— Start of Exercise data —

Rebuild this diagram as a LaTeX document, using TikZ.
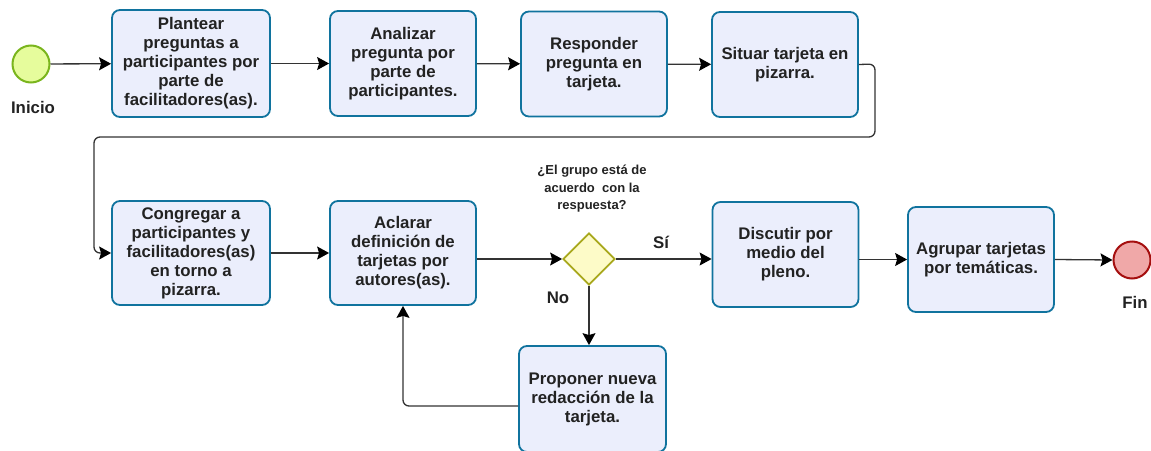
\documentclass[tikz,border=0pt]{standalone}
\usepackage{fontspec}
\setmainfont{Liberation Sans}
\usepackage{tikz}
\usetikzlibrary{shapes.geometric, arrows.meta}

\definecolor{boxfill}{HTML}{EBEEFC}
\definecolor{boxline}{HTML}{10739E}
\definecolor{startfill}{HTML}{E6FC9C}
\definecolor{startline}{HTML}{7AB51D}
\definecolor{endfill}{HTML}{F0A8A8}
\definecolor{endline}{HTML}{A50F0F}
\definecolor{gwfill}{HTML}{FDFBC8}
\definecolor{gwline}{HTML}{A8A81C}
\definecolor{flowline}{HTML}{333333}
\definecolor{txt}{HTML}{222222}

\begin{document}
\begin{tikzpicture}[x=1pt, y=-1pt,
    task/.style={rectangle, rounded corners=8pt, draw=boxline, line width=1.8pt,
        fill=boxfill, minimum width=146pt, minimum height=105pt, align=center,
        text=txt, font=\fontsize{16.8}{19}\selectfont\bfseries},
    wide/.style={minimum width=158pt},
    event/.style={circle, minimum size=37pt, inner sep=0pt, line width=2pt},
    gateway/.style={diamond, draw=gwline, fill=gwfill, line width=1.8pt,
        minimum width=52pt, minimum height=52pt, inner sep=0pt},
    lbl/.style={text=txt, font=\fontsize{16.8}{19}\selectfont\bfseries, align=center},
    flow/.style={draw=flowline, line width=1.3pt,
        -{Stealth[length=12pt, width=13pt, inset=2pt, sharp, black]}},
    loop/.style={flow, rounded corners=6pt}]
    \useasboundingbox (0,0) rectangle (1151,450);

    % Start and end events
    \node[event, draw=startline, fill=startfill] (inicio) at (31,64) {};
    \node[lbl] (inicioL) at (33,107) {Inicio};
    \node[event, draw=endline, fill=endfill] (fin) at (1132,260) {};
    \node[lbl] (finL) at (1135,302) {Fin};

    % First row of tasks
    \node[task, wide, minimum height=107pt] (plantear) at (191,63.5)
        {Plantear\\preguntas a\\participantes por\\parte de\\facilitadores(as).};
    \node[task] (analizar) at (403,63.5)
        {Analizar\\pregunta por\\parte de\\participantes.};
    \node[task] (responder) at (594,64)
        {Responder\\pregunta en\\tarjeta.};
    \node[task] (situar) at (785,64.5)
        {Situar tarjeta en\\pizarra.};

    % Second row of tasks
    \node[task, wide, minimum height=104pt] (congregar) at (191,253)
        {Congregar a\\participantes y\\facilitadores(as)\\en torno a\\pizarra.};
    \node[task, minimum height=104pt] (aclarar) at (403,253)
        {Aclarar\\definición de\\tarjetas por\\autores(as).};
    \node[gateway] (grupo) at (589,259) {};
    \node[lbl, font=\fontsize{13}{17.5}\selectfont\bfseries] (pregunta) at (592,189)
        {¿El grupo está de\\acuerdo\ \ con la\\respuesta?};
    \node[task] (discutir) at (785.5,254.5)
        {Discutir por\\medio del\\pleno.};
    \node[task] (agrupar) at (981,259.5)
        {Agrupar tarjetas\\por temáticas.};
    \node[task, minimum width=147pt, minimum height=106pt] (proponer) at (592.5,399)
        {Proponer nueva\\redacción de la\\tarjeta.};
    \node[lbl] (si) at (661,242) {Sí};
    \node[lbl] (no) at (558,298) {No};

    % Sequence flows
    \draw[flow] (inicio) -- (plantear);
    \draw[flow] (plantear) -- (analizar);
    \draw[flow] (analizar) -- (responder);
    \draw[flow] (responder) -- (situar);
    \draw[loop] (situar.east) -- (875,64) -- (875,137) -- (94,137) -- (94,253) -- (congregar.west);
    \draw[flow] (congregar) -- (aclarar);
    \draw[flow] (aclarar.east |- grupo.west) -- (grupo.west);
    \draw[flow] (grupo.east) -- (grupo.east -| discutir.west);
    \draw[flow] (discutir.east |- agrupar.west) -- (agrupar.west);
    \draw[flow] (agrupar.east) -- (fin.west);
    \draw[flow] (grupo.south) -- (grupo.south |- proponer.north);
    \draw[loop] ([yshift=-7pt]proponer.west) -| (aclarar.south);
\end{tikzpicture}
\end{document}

— End of Exercise data —
— Start of Exercise data —

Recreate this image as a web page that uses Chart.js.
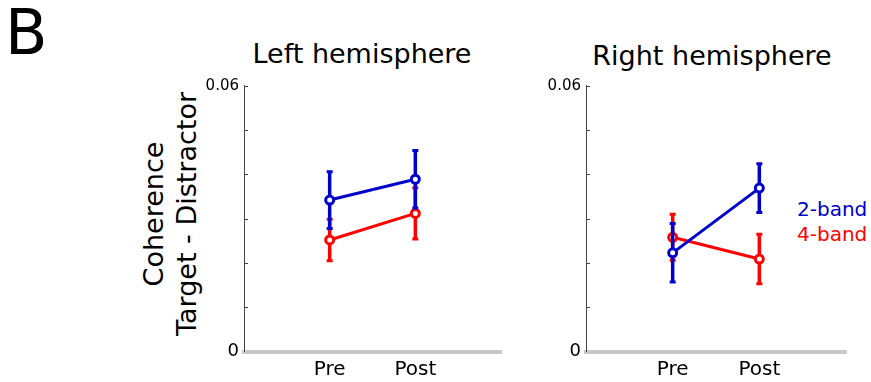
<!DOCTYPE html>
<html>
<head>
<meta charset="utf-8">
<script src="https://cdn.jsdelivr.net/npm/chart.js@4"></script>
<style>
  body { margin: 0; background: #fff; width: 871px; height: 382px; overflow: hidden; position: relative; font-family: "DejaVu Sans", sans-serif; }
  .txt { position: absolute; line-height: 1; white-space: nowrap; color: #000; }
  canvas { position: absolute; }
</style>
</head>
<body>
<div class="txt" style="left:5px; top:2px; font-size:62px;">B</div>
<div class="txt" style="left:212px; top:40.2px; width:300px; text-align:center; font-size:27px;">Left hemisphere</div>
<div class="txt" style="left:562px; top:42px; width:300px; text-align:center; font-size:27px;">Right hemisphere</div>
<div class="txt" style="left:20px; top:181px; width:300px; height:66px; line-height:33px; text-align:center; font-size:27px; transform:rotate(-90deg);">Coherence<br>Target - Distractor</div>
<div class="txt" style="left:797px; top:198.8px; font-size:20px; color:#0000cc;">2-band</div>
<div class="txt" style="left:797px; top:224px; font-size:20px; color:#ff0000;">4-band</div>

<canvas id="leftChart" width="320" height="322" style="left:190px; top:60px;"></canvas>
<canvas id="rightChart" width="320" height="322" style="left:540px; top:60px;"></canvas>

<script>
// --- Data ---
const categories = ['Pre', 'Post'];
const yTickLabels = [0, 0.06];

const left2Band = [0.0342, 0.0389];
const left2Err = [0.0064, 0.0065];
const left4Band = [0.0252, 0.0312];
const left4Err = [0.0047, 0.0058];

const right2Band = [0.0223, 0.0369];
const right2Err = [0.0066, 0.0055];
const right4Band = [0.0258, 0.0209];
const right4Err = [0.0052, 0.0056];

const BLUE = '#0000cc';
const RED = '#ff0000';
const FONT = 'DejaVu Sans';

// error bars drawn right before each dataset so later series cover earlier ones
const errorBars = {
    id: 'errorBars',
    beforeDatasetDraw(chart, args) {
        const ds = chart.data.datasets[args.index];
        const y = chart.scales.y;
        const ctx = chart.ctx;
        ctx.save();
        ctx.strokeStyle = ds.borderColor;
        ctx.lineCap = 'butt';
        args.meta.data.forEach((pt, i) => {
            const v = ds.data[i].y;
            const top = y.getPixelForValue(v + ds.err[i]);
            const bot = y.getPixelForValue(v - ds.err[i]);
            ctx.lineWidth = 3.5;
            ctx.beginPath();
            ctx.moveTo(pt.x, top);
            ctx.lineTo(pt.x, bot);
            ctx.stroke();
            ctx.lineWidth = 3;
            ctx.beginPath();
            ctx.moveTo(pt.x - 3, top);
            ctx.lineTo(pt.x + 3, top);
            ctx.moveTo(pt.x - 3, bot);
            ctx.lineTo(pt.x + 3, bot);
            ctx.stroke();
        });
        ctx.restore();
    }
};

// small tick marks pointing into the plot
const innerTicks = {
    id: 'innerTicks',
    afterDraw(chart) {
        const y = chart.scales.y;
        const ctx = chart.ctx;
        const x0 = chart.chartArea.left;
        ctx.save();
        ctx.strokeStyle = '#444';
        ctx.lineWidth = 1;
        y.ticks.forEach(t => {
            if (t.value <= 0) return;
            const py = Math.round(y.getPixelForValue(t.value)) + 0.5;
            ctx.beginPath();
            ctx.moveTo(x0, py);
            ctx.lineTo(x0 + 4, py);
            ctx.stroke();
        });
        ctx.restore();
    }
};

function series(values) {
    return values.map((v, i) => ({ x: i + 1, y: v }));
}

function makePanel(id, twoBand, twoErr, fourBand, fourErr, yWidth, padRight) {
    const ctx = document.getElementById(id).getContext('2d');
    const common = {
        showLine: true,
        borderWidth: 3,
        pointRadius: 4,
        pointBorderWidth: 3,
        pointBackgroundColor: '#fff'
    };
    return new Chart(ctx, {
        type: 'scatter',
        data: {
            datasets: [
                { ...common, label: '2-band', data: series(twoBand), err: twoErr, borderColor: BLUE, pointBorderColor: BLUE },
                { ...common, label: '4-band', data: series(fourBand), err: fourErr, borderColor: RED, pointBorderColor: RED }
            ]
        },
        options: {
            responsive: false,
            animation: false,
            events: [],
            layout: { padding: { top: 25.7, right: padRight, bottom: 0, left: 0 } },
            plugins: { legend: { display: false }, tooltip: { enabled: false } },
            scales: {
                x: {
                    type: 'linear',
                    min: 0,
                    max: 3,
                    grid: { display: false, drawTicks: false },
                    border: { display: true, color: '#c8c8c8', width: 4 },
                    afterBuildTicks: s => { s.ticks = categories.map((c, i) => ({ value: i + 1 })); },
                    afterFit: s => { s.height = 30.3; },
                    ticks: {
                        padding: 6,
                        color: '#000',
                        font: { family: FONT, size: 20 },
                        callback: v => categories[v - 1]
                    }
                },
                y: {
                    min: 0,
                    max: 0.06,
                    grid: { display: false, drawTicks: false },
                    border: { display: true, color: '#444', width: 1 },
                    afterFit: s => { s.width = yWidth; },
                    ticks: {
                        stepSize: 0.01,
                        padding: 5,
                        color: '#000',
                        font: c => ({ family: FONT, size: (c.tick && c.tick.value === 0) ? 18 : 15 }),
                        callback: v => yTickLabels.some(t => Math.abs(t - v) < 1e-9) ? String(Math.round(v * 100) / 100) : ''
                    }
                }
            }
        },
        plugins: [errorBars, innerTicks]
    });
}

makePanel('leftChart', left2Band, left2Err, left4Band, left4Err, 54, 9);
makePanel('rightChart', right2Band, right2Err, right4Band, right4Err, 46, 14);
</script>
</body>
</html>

— End of Exercise data —
— Start of Exercise data —

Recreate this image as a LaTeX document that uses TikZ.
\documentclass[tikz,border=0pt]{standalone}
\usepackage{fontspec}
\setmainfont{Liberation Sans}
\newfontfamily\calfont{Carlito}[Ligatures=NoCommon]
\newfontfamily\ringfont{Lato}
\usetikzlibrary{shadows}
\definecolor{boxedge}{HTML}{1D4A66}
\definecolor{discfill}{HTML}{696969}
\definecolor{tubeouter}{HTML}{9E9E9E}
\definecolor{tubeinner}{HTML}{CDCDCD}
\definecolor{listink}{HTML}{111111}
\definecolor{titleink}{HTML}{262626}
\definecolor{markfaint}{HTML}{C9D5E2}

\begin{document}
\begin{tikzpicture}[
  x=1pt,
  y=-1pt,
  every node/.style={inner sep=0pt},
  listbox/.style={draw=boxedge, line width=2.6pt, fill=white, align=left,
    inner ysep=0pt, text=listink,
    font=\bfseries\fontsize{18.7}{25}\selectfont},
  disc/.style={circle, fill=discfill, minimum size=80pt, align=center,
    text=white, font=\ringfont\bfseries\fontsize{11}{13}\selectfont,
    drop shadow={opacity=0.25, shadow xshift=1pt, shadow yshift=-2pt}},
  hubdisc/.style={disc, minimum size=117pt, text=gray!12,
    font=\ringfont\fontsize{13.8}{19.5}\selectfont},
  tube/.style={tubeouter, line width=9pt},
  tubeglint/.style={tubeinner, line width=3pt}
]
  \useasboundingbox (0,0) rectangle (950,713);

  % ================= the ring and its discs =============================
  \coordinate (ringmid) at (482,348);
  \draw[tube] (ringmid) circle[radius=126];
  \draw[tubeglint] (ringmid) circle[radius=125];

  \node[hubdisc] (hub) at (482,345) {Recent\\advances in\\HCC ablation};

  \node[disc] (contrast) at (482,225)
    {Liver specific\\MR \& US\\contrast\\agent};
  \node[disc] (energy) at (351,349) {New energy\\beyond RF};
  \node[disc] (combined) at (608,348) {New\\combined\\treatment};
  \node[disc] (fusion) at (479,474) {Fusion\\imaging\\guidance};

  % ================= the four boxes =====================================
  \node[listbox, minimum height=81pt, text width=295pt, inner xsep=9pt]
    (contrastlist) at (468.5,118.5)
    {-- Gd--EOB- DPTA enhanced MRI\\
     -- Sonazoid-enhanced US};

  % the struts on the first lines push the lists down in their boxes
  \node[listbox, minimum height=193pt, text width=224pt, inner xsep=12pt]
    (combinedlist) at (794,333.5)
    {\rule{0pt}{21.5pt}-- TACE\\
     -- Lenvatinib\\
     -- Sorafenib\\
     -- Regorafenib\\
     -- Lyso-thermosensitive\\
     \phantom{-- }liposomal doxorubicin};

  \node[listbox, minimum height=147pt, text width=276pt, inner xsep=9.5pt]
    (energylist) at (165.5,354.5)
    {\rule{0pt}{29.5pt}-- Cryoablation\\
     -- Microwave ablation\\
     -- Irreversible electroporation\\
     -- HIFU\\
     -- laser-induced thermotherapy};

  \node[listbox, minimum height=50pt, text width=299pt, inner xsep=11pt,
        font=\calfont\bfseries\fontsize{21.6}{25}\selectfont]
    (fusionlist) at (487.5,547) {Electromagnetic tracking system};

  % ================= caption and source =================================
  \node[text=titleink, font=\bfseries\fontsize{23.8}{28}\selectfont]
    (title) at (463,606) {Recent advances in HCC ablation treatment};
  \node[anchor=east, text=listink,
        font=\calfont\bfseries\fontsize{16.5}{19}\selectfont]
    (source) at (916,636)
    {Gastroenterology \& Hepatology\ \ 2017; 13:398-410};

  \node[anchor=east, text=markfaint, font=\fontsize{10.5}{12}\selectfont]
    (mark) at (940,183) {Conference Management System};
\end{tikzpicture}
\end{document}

— End of Exercise data —

#### [Task prompt]
Quote exactly what appears from the line containing "Rebuild this diagram" through the line containing "(finL) at (1135,302)", both included, except for the pictures, and nothing more.

#### [The response]
Rebuild this diagram as a LaTeX document, using TikZ.
\documentclass[tikz,border=0pt]{standalone}
\usepackage{fontspec}
\setmainfont{Liberation Sans}
\usepackage{tikz}
\usetikzlibrary{shapes.geometric, arrows.meta}

\definecolor{boxfill}{HTML}{EBEEFC}
\definecolor{boxline}{HTML}{10739E}
\definecolor{startfill}{HTML}{E6FC9C}
\definecolor{startline}{HTML}{7AB51D}
\definecolor{endfill}{HTML}{F0A8A8}
\definecolor{endline}{HTML}{A50F0F}
\definecolor{gwfill}{HTML}{FDFBC8}
\definecolor{gwline}{HTML}{A8A81C}
\definecolor{flowline}{HTML}{333333}
\definecolor{txt}{HTML}{222222}

\begin{document}
\begin{tikzpicture}[x=1pt, y=-1pt,
    task/.style={rectangle, rounded corners=8pt, draw=boxline, line width=1.8pt,
        fill=boxfill, minimum width=146pt, minimum height=105pt, align=center,
        text=txt, font=\fontsize{16.8}{19}\selectfont\bfseries},
    wide/.style={minimum width=158pt},
    event/.style={circle, minimum size=37pt, inner sep=0pt, line width=2pt},
    gateway/.style={diamond, draw=gwline, fill=gwfill, line width=1.8pt,
        minimum width=52pt, minimum height=52pt, inner sep=0pt},
    lbl/.style={text=txt, font=\fontsize{16.8}{19}\selectfont\bfseries, align=center},
    flow/.style={draw=flowline, line width=1.3pt,
        -{Stealth[length=12pt, width=13pt, inset=2pt, sharp, black]}},
    loop/.style={flow, rounded corners=6pt}]
    \useasboundingbox (0,0) rectangle (1151,450);

    % Start and end events
    \node[event, draw=startline, fill=startfill] (inicio) at (31,64) {};
    \node[lbl] (inicioL) at (33,107) {Inicio};
    \node[event, draw=endline, fill=endfill] (fin) at (1132,260) {};
    \node[lbl] (finL) at (1135,302) {Fin};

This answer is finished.